They gave me a "kit" and a "harness" in addition to the radio. I'm at the knowledge level where I don't know what that means, but I'm assuming the harness holds it in place and the kit involves the wiring.

So-- doable, or go to the mechanic? I'm not bad with electronics or anything; I've just never done any carwork before.

Also, I was just looking at the wires that they sold me with it (adapter, I think?), and it's got a nice standard-looking plug on one end but a bunch of loose wires on the other, leading me to think this requires electrical tape or something a little more gritty than the average joe is prepared to do. True/false?

2 Answers 2


Most, if not all, new radios come with an ISO standard connection on the back. Quite a lot of modern cars also have ISO connections - if this is the case with yours, it is an easy 5-minute job:

  • Remove old radio - often the hardest bit!
  • Fit the cage that comes with the new one, bending the triangular tabs out slightly to secure it.
  • Plug in the new radio to the ISO power and speaker plugs, and the co-axial aerial.
  • Carefully push the new radio into place, ensuring the wires don't get trapped. It should clip into the cage once it is fully in.
  • Pop the old radio and the removal tools for the new one in the box and stick in a safe place (Don't lose the removal tools!)

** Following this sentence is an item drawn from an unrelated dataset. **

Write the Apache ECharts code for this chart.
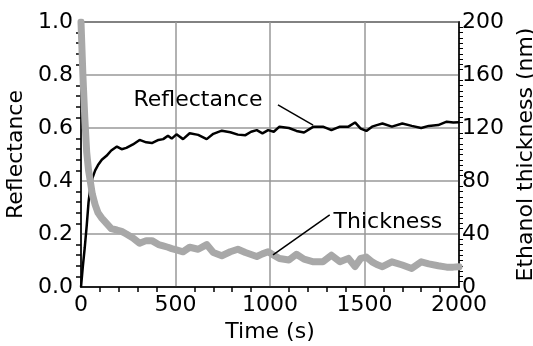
<!DOCTYPE html>
<html>
<head>
<meta charset="utf-8">
<script src="https://cdn.jsdelivr.net/npm/echarts@6/dist/echarts.min.js"></script>
<style>
  html, body { margin: 0; padding: 0; background: #fff; }
  #chart { width: 533px; height: 346px; }
</style>
</head>
<body>
<div id="chart"></div>
<script>
/* 数据 */
const timeS = [0, 10, 20, 30, 40, 50, 60, 75, 90, 110, 135, 160, 190, 215, 240, 275, 310, 345, 375, 410,
  435, 460, 480, 505, 540, 575, 620, 665, 700, 745, 790, 830, 870, 900, 930, 960, 990, 1020, 1050, 1100,
  1140, 1180, 1230, 1280, 1325, 1370, 1415, 1450, 1480, 1510, 1540, 1565, 1595, 1645, 1700, 1750, 1800,
  1840, 1890, 1935, 1970, 2000];
const reflectance = [0.00, 0.08, 0.15, 0.23, 0.32, 0.38, 0.41, 0.44, 0.46, 0.48, 0.495, 0.515, 0.53, 0.52,
  0.525, 0.538, 0.555, 0.546, 0.543, 0.555, 0.558, 0.571, 0.56, 0.576, 0.558, 0.58, 0.574, 0.558, 0.578,
  0.59, 0.584, 0.575, 0.573, 0.586, 0.592, 0.58, 0.592, 0.586, 0.605, 0.6, 0.589, 0.583, 0.605, 0.605,
  0.592, 0.605, 0.605, 0.621, 0.598, 0.589, 0.605, 0.611, 0.617, 0.605, 0.617, 0.608, 0.6, 0.608, 0.611,
  0.624, 0.621, 0.622];
const thicknessNm = [200, 160, 128, 102, 88, 79, 70, 62, 56, 52, 48, 44, 43, 42, 40, 37, 33, 35, 35, 32,
  31, 30, 29, 28, 26.6, 30, 28.5, 32, 26, 23.6, 26.6, 28.5, 26, 24.5, 23, 25, 26.6, 24, 21.5, 20.4,
  24.7, 21, 19, 19, 24, 19, 21.6, 15.5, 21.6, 22.6, 19, 17, 15.3, 19, 16.6, 14, 19, 17.5, 16, 15, 15, 15.3];
const xTicks = { min: 0, max: 2000, step: 500 };
const leftTicks = { min: 0, max: 1, step: 0.2 };
const rightTicks = { min: 0, max: 200, step: 40 };

/* 标注 (数据坐标) */
const reflNote = { text: 'Reflectance', at: [619, 0.706], from: [1042, 0.687], to: [1228, 0.611] };
const thickNote = { text: 'Thickness', at: [1624, 49], from: [1316, 54.4], to: [1016, 24.2] };

const font = 'DejaVu Sans';
const fs = 22;
const pair = (ys) => timeS.map((t, i) => [t, ys[i]]);

const chart = echarts.init(document.getElementById('chart'));
const option = {
  animation: false,
  textStyle: { fontFamily: font },
  grid: {
    left: 81, right: 74, top: 22, bottom: 59,
    containLabel: false, outerBoundsMode: 'none',
    show: true, borderColor: '#000', borderWidth: 1.5, backgroundColor: 'transparent'
  },
  xAxis: {
    type: 'value',
    min: xTicks.min, max: xTicks.max, interval: xTicks.step,
    name: 'Time (s)', nameLocation: 'middle', nameGap: 31,
    nameTextStyle: { fontSize: fs, color: '#000', fontFamily: font },
    axisLine: { lineStyle: { color: '#000', width: 1.5 } },
    axisTick: { show: false },
    minorTick: { show: true, splitNumber: 5, length: 5, lineStyle: { color: '#000', width: 1.5 } },
    axisLabel: { fontSize: fs, color: '#000', margin: 7, fontFamily: font, formatter: (v) => String(v) },
    splitLine: { lineStyle: { color: '#999', width: 1.5 } }
  },
  yAxis: [
    {
      type: 'value',
      min: leftTicks.min, max: leftTicks.max, interval: leftTicks.step,
      name: 'Reflectance', nameLocation: 'middle', nameGap: 46,
      nameTextStyle: { fontSize: fs, color: '#000', fontFamily: font },
      axisLine: { show: true, lineStyle: { color: '#000', width: 1.5 } },
      axisTick: { show: false },
      minorTick: { show: true, splitNumber: 5, length: 5, lineStyle: { color: '#000', width: 1.5 } },
      axisLabel: { fontSize: fs, color: '#000', margin: 8, fontFamily: font,
        formatter: (v) => v.toFixed(1) },
      splitLine: { lineStyle: { color: '#999', width: 1.5 } }
    },
    {
      type: 'value', position: 'right',
      min: rightTicks.min, max: rightTicks.max, interval: rightTicks.step,
      name: 'Ethanol thickness (nm)', nameLocation: 'middle', nameGap: 46,
      nameTextStyle: { fontSize: fs, color: '#000', fontFamily: font },
      axisLine: { show: true, lineStyle: { color: '#000', width: 1.5 } },
      axisTick: { show: false },
      minorTick: { show: true, splitNumber: 10, length: 4, lineStyle: { color: '#000', width: 1 } },
      axisLabel: { fontSize: fs, color: '#000', margin: 3, fontFamily: font },
      splitLine: { show: false }
    }
  ],
  series: [
    {
      name: 'Reflectance',
      type: 'line',
      yAxisIndex: 0,
      data: pair(reflectance),
      showSymbol: false,
      lineStyle: { color: '#000', width: 2.5 },
      z: 3,
      markLine: {
        silent: true, symbol: 'none', animation: false,
        label: { show: false },
        lineStyle: { color: '#000', width: 1.5, type: 'solid' },
        data: [[{ coord: reflNote.from }, { coord: reflNote.to }]]
      },
      markPoint: {
        silent: true, symbol: 'circle', symbolSize: 0,
        itemStyle: { color: 'transparent' },
        label: { show: true, position: 'inside', color: '#000', fontSize: fs, fontFamily: font,
          formatter: (p) => p.name },
        data: [{ name: reflNote.text, coord: reflNote.at }]
      }
    },
    {
      name: 'Thickness',
      type: 'line',
      yAxisIndex: 1,
      data: pair(thicknessNm),
      showSymbol: false,
      lineStyle: { color: '#a8a8a8', width: 7, join: 'round', cap: 'round' },
      z: 4,
      markLine: {
        silent: true, symbol: 'none', animation: false,
        label: { show: false },
        lineStyle: { color: '#000', width: 1.5, type: 'solid' },
        data: [[{ coord: thickNote.from }, { coord: thickNote.to }]]
      },
      markPoint: {
        silent: true, symbol: 'circle', symbolSize: 0,
        itemStyle: { color: 'transparent' },
        label: { show: true, position: 'inside', color: '#000', fontSize: fs, fontFamily: font,
          formatter: (p) => p.name },
        data: [{ name: thickNote.text, coord: thickNote.at }]
      }
    }
  ]
};
option && chart.setOption(option);
</script>
</body>
</html>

If you don't have an ISO connection in the car, you shouild be able to buy a ready-made adapter instead - simply a short bunch of cables with an ISO connector on one end to go into the radio, and a manufacturer's plug on the other end to go into the car. Simply use this in step 3, no soldering or complicated wiring needed at all...

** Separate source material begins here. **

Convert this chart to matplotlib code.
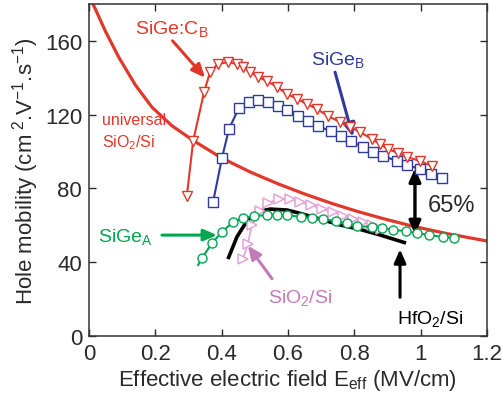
import matplotlib
matplotlib.use("Agg")
import matplotlib.pyplot as plt

plt.rcParams["font.family"] = ["Liberation Sans", "DejaVu Sans"]
plt.rcParams["mathtext.fontset"] = "custom"
plt.rcParams["mathtext.rm"] = "Liberation Sans"
plt.rcParams["mathtext.it"] = "Liberation Sans:italic"
plt.rcParams["mathtext.bf"] = "Liberation Sans:bold"
plt.rcParams["mathtext.default"] = "regular"

# universal SiO2/Si mobility curve
univ_x = [0.012, 0.05, 0.09, 0.14, 0.19, 0.25, 0.314, 0.40, 0.485, 0.57,
          0.65, 0.73, 0.81, 0.89, 0.977, 1.08, 1.2]
univ_y = [180, 165, 151, 136, 124, 114, 106, 96.5, 89, 82.5,
          77, 72, 67.5, 63.5, 59.5, 55.5, 51.5]

# SiGe:C B (down triangles)
sigec_x = [0.295, 0.314, 0.347, 0.365, 0.389, 0.419, 0.446, 0.464, 0.485, 0.510,
           0.537, 0.567, 0.597, 0.627, 0.658, 0.688, 0.721, 0.757, 0.787, 0.817,
           0.853, 0.877, 0.901, 0.932, 0.959, 0.998, 1.034]
sigec_y = [75.9, 105.7, 132.2, 143.1, 147.4, 148.5, 147.4, 145.8, 143.1, 140.4,
           138.2, 135.0, 131.2, 128.5, 125.7, 123.0, 119.2, 116.0, 113.3, 110.6,
           106.8, 104.1, 101.4, 99.2, 97.0, 94.9, 92.1]

# SiGe B (squares)
sigeb_x = [0.374, 0.401, 0.422, 0.452, 0.482, 0.510, 0.540, 0.570, 0.597, 0.630,
           0.660, 0.690, 0.729, 0.760, 0.790, 0.826, 0.856, 0.886, 0.929, 0.959,
           0.998, 1.031, 1.064]
sigeb_y = [72.6, 96.5, 112.2, 123.6, 126.8, 127.9, 126.8, 124.7, 122.5, 119.2,
           116.5, 113.8, 111.1, 108.4, 105.7, 102.4, 99.7, 97.6, 94.9, 92.7,
           90.5, 87.8, 85.6]

# SiGe A (circles)
sigea_x = [0.329, 0.341, 0.371, 0.401, 0.434, 0.464, 0.497, 0.537, 0.567, 0.597,
           0.639, 0.672, 0.705, 0.745, 0.778, 0.808, 0.853, 0.883, 0.916, 0.956,
           0.989, 1.025, 1.067, 1.100]
sigea_y = [38.5, 42.3, 50.4, 56.4, 61.8, 64.0, 65.0, 65.6, 65.6, 65.6,
           64.5, 64.0, 63.4, 62.3, 61.2, 59.6, 59.1, 58.5, 57.5, 56.9,
           55.8, 54.7, 53.7, 53.1]

# SiO2/Si (right triangles)
sio2_x = [0.464, 0.479, 0.491, 0.516, 0.540, 0.573, 0.606, 0.636, 0.669, 0.702,
          0.736, 0.766, 0.796, 0.826, 0.853, 0.880]
sio2_y = [41.7, 49.9, 60.2, 67.8, 72.1, 74.3, 74.3, 72.6, 71.0, 68.8,
          67.2, 65.0, 63.4, 61.8, 60.2, 58.0]

# HfO2/Si
hfo2_x = [0.419, 0.446, 0.476, 0.506, 0.546, 0.597, 0.645, 0.696, 0.757, 0.817,
          0.877, 0.956]
hfo2_y = [41.7, 53.7, 62.3, 67.2, 68.8, 68.3, 66.1, 63.4, 60.2, 57.8, 54.8, 50.4]

RED = "#e2372b"
BLUE = "#2e3a9c"
GREEN = "#00a650"
PINK = "#e4a3d6"
PINK_DARK = "#c47ab8"
TXT = "#2a2a2a"

fig = plt.figure(figsize=(5.03, 4.14), dpi=100)
ax = fig.add_axes([0.177, 0.186, 0.791, 0.802])

ax.plot(univ_x, univ_y, color=RED, lw=2.3, zorder=2)
ax.plot(hfo2_x, hfo2_y, color="black", lw=2.6, zorder=3, solid_capstyle="butt")
ax.plot(sio2_x, sio2_y, color=PINK, lw=1.3, marker=">", ms=7, mfc="white",
        mec=PINK, mew=1.1, zorder=3)
ax.plot(sigea_x, sigea_y, color=GREEN, lw=1.5, marker="o", ms=6.5, mfc="white",
        mec=GREEN, mew=1.0, markevery=list(range(1, len(sigea_x))), zorder=4)
ax.plot(sigeb_x, sigeb_y, color=BLUE, lw=1.5, marker="s", ms=7, mfc="white",
        mec=BLUE, mew=1.0, zorder=4)
ax.plot(sigec_x, sigec_y, color=RED, lw=1.5, marker="v", ms=7, mfc="white",
        mec=RED, mew=1.0, zorder=4)

ax.set_xlim(0, 1.2)
ax.set_ylim(0, 180)
ax.set_xticks([0, 0.2, 0.4, 0.6, 0.8, 1.0, 1.2])
ax.set_xticklabels(["0", "0.2", "0.4", "0.6", "0.8", "1", "1.2"])
ax.set_yticks([0, 40, 80, 120, 160])
ax.tick_params(direction="in", length=5, width=1, top=True, right=True,
               labelsize=16, colors=TXT, pad=5)
for s in ax.spines.values():
    s.set_color("#333333")
    s.set_linewidth(1.1)

ax.set_xlabel(r"Effective electric field E$_{\rm eff}$ (MV/cm)", fontsize=16,
              color=TXT, labelpad=2)
ax.set_ylabel(r"Hole mobility (cm$^{\ 2}$.V$^{-1}$.s$^{-1}$)", fontsize=16,
              color=TXT, labelpad=3)

arrow = dict(arrowstyle="-|>,head_length=0.8,head_width=0.35", lw=2.2,
             shrinkA=0, shrinkB=0)

# labels and arrows
ax.text(0.25, 167, r"SiGe:C$_{\rm B}$", color=RED, fontsize=14, ha="center",
        va="center")
ax.annotate("", xy=(0.350, 140), xytext=(0.252, 160),
            arrowprops=dict(arrow, color=RED))
ax.text(0.04, 111, "universal\nSiO$_2$/Si", color=RED, fontsize=11.5,
        ha="left", va="center", linespacing=1.35)

ax.text(0.75, 150, r"SiGe$_{\rm B}$", color=BLUE, fontsize=14, ha="center",
        va="center")
ax.annotate("", xy=(0.796, 108), xytext=(0.742, 143),
            arrowprops=dict(arrow, color=BLUE))

ax.text(0.027, 54, r"SiGe$_{\rm A}$", color=GREEN, fontsize=14, ha="left",
        va="center")
ax.annotate("", xy=(0.386, 54.7), xytext=(0.22, 54.7),
            arrowprops=dict(arrow, color=GREEN))

ax.text(0.636, 21, r"SiO$_2$/Si", color=PINK_DARK, fontsize=14, ha="center",
        va="center")
ax.annotate("", xy=(0.479, 49), xytext=(0.552, 31),
            arrowprops=dict(arrow, color=PINK_DARK))

ax.text(1.028, 10, r"HfO$_2$/Si", color="black", fontsize=14, ha="center",
        va="center")
ax.annotate("", xy=(0.938, 47), xytext=(0.938, 21),
            arrowprops=dict(arrow, color="black"))

ax.annotate("", xy=(0.983, 91), xytext=(0.983, 55),
            arrowprops=dict(arrowstyle="<|-|>,head_length=0.8,head_width=0.35",
                            lw=2.4, color="black", shrinkA=0, shrinkB=0))
ax.text(1.022, 71, "65%", color=TXT, fontsize=17, ha="left", va="center")

fig.savefig("out.png", dpi=100)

Such adapters should be available in any high-street car accessory shop, such as Halfords in the UK, or may be part of the kit and harness you got at the same time as the radio - Did they ask you at the time what your car was?

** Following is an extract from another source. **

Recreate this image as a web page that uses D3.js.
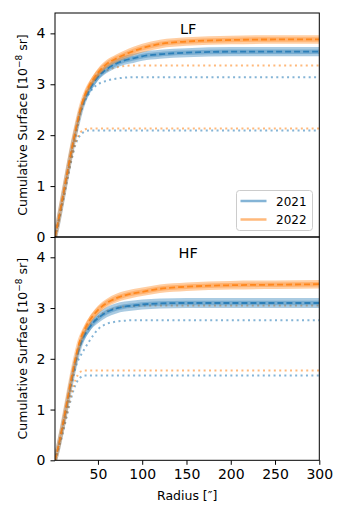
<!DOCTYPE html>
<html>
<head>
<meta charset="utf-8">
<script src="https://cdn.jsdelivr.net/npm/d3@7"></script>
<style>
  body { margin: 0; background: #fff; }
  text { font-family: "DejaVu Sans", sans-serif; fill: #000; }
</style>
</head>
<body>
<div id="chart"></div>
<script>
// radius grid (arcsec)
var radius = [1.5, 5, 10, 15, 20, 25, 30, 35, 40, 45, 50, 60, 70, 80, 90, 100, 120, 150, 200, 250, 300];

// LF panel
var lf2021 = [0, 0.28, 0.74, 1.21, 1.67, 2.08, 2.44, 2.70, 2.88, 3.03, 3.15, 3.30, 3.40, 3.47, 3.51, 3.55, 3.59, 3.62, 3.64, 3.64, 3.64];
var lf2022 = [0, 0.30, 0.77, 1.24, 1.70, 2.12, 2.50, 2.78, 2.97, 3.11, 3.23, 3.40, 3.50, 3.58, 3.65, 3.71, 3.79, 3.84, 3.87, 3.88, 3.88];
var lf2021Err = [0, 0.01, 0.02, 0.03, 0.04, 0.05, 0.06, 0.07, 0.07, 0.08, 0.08, 0.08, 0.085, 0.085, 0.09, 0.09, 0.09, 0.09, 0.09, 0.09, 0.09];
var lf2022Err = [0, 0.01, 0.02, 0.03, 0.04, 0.05, 0.06, 0.07, 0.07, 0.075, 0.08, 0.08, 0.08, 0.085, 0.085, 0.085, 0.085, 0.085, 0.085, 0.085, 0.085];
var lf2021Lo = [0, 0.25, 0.66, 1.10, 1.50, 1.83, 2.00, 2.07, 2.09, 2.09, 2.09, 2.09, 2.09, 2.09, 2.09, 2.09, 2.09, 2.09, 2.09, 2.09, 2.09];
var lf2022Lo = [0, 0.26, 0.68, 1.12, 1.53, 1.87, 2.05, 2.11, 2.13, 2.13, 2.13, 2.13, 2.13, 2.13, 2.13, 2.13, 2.13, 2.13, 2.13, 2.13, 2.13];
var lf2021Hi = [0, 0.27, 0.70, 1.15, 1.60, 2.00, 2.40, 2.66, 2.82, 2.93, 3.00, 3.07, 3.11, 3.13, 3.14, 3.14, 3.14, 3.14, 3.14, 3.14, 3.14];
var lf2022Hi = [0, 0.28, 0.72, 1.18, 1.63, 2.05, 2.45, 2.74, 2.92, 3.05, 3.15, 3.27, 3.33, 3.36, 3.37, 3.37, 3.37, 3.37, 3.37, 3.37, 3.37];

// HF panel
var hf2021 = [0, 0.24, 0.65, 1.10, 1.55, 1.95, 2.27, 2.47, 2.61, 2.72, 2.80, 2.92, 2.99, 3.03, 3.05, 3.07, 3.09, 3.10, 3.10, 3.10, 3.10];
var hf2022 = [0, 0.25, 0.68, 1.15, 1.62, 2.04, 2.38, 2.58, 2.74, 2.86, 2.96, 3.10, 3.19, 3.25, 3.29, 3.32, 3.38, 3.42, 3.45, 3.46, 3.47];
var hf2021Err = [0, 0.01, 0.02, 0.03, 0.05, 0.06, 0.07, 0.08, 0.09, 0.09, 0.1, 0.1, 0.1, 0.1, 0.1, 0.1, 0.1, 0.1, 0.1, 0.1, 0.1];
var hf2022Err = [0, 0.01, 0.02, 0.03, 0.04, 0.05, 0.06, 0.07, 0.08, 0.08, 0.085, 0.085, 0.085, 0.085, 0.085, 0.085, 0.085, 0.085, 0.085, 0.085, 0.085];
var hf2021Lo = [0, 0.20, 0.52, 0.88, 1.24, 1.50, 1.63, 1.67, 1.67, 1.67, 1.67, 1.67, 1.67, 1.67, 1.67, 1.67, 1.67, 1.67, 1.67, 1.67, 1.67];
var hf2022Lo = [0, 0.22, 0.55, 0.92, 1.30, 1.60, 1.74, 1.77, 1.77, 1.77, 1.77, 1.77, 1.77, 1.77, 1.77, 1.77, 1.77, 1.77, 1.77, 1.77, 1.77];
var hf2021Hi = [0, 0.23, 0.62, 1.05, 1.47, 1.85, 2.05, 2.20, 2.34, 2.47, 2.58, 2.69, 2.73, 2.75, 2.76, 2.76, 2.76, 2.76, 2.76, 2.76, 2.76];
var hf2022Hi = [0, 0.24, 0.64, 1.08, 1.52, 1.95, 2.28, 2.48, 2.62, 2.73, 2.82, 2.94, 3.00, 3.03, 3.04, 3.05, 3.05, 3.05, 3.05, 3.05, 3.05];

var years = ["2021", "2022"];
var xTicks = [50, 100, 150, 200, 250, 300];
var yTicks = [0, 1, 2, 3, 4];

function init() {
    var w = 346;
    var h = 519;
    var left = 55, right = 319.3;
    var colors = { "2021": "#1f77b4", "2022": "#ff7f0e" };

    var panels = [
        { name: "LF", top: 13, bottom: 237,
          series: [
            { year: "2021", mean: lf2021, err: lf2021Err, lo: lf2021Lo, hi: lf2021Hi },
            { year: "2022", mean: lf2022, err: lf2022Err, lo: lf2022Lo, hi: lf2022Hi }
          ] },
        { name: "HF", top: 237, bottom: 460.3,
          series: [
            { year: "2021", mean: hf2021, err: hf2021Err, lo: hf2021Lo, hi: hf2021Hi },
            { year: "2022", mean: hf2022, err: hf2022Err, lo: hf2022Lo, hi: hf2022Hi }
          ] }
    ];

    var xScale = d3.scaleLinear()
        .domain([1.5, 300])
        .range([left, right]);

    var svg = d3.select("#chart")
        .append("svg")
        .attr("width", w)
        .attr("height", h);

    panels.forEach(function(p, pi) {
        var yScale = d3.scaleLinear()
            .domain([0, 4.4])
            .range([p.bottom, p.top]);

        var clipId = "clip" + pi;
        svg.append("clipPath")
            .attr("id", clipId)
            .append("rect")
            .attr("x", left)
            .attr("y", p.top)
            .attr("width", right - left)
            .attr("height", p.bottom - p.top);

        var g = svg.append("g").attr("clip-path", "url(#" + clipId + ")");

        var line = function(arr) {
            return d3.line()
                .x(function(d, i) { return xScale(radius[i]); })
                .y(function(d) { return yScale(d); })
                .curve(d3.curveMonotoneX)(arr);
        };

        // dotted curves first
        p.series.forEach(function(s) {
            [s.lo, s.hi].forEach(function(arr) {
                g.append("path")
                    .attr("d", line(arr))
                    .attr("fill", "none")
                    .attr("stroke", colors[s.year])
                    .attr("stroke-opacity", 0.55)
                    .attr("stroke-width", 2)
                    .attr("stroke-dasharray", "2,3.4");
            });
        });

        // bands + mean lines
        p.series.forEach(function(s) {
            var area = d3.area()
                .x(function(d, i) { return xScale(radius[i]); })
                .y0(function(d, i) { return yScale(d - s.err[i]); })
                .y1(function(d, i) { return yScale(d + s.err[i]); })
                .curve(d3.curveMonotoneX);

            g.append("path")
                .attr("d", area(s.mean))
                .attr("fill", colors[s.year])
                .attr("fill-opacity", 0.38);

            g.append("path")
                .attr("d", line(s.mean))
                .attr("fill", "none")
                .attr("stroke", colors[s.year])
                .attr("stroke-opacity", 0.35)
                .attr("stroke-width", 4.5);

            g.append("path")
                .attr("d", line(s.mean))
                .attr("fill", "none")
                .attr("stroke", colors[s.year])
                .attr("stroke-opacity", 0.85)
                .attr("stroke-width", 1.8)
                .attr("stroke-dasharray", "6,3");
        });

        // y axis
        var yAxis = svg.append("g")
            .attr("transform", "translate(" + left + ",0)")
            .call(d3.axisLeft(yScale).tickValues(yTicks).tickSize(4.5).tickPadding(5).tickFormat(d3.format("d")));
        yAxis.select(".domain").remove();
        yAxis.selectAll("text").style("font-size", "14px").style("font-family", "DejaVu Sans");

        // frame
        svg.append("rect")
            .attr("x", left)
            .attr("y", p.top)
            .attr("width", right - left)
            .attr("height", p.bottom - p.top)
            .attr("fill", "none")
            .attr("stroke", "#000")
            .attr("stroke-width", 1);

        svg.append("text")
            .attr("x", (left + right) / 2 + 1)
            .attr("y", p.top + 21)
            .attr("text-anchor", "middle")
            .style("font-size", "14.5px")
            .text(p.name);

        svg.append("text")
            .attr("transform", "translate(27," + (p.top + p.bottom) / 2 + ") rotate(-90)")
            .attr("text-anchor", "middle")
            .style("font-size", "12.5px")
            .html("Cumulative Surface [10<tspan dy='-5' font-size='9px'>\u22128</tspan><tspan dy='5'> sr]</tspan>");

        if (pi === 1) {
            var xAxis = svg.append("g")
                .attr("transform", "translate(0," + p.bottom + ")")
                .call(d3.axisBottom(xScale).tickValues(xTicks).tickSize(4.5).tickPadding(4));
            xAxis.select(".domain").remove();
            xAxis.selectAll("text").style("font-size", "14px").style("font-family", "DejaVu Sans");
        }
    });

    // x label
    svg.append("text")
        .attr("x", (left + right) / 2)
        .attr("y", 500)
        .attr("text-anchor", "middle")
        .style("font-size", "12.5px")
        .text("Radius [\u2033]");

    // legend
    var legend = svg.append("g").attr("transform", "translate(236.5,190.5)");
    legend.append("rect")
        .attr("width", 76)
        .attr("height", 40)
        .attr("rx", 3)
        .attr("fill", "#fff")
        .attr("fill-opacity", 0.8)
        .attr("stroke", "#ccc");
    years.forEach(function(y, i) {
        legend.append("line")
            .attr("x1", 4)
            .attr("x2", 30)
            .attr("y1", 10.5 + i * 18.5)
            .attr("y2", 10.5 + i * 18.5)
            .attr("stroke", colors[y])
            .attr("stroke-opacity", 0.55)
            .attr("stroke-width", 2.5);
        legend.append("text")
            .attr("x", 39.5)
            .attr("y", 15 + i * 18.5)
            .style("font-size", "12px")
            .text(y);
    });
}

window.onload = init;
</script>
</body>
</html>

  • I think I got such an adapter, yes. Well, what I got is the item on the left in this picture: autotoys.com/pics/ROEM-GM21.jpg May 18, 2012 at 15:12
  • The one on the left, with a plug on one end and loose wires on the other, is the type described by Rory in his answer. The type I mean has a plug on both ends, with one end matching the stereo and the other end matching the car.
    – Nick C
    May 21, 2012 at 10:14

If you have the right harness (the bunch of wires) for your car this can be really straightforward. The stock stereo is set up to plug straight into the wiring, but as all stereos are different the harness basically acts as an adapter.

You should have labels, or an instruction diagram showing which wires need to connect to what. Crutchfield provide a vast range of diagrams and info if you don't have this.

If you plan on it being a permanent install, you could solder the wires, but generally people use screw terminal blocks, which allow it to be disassembled easily.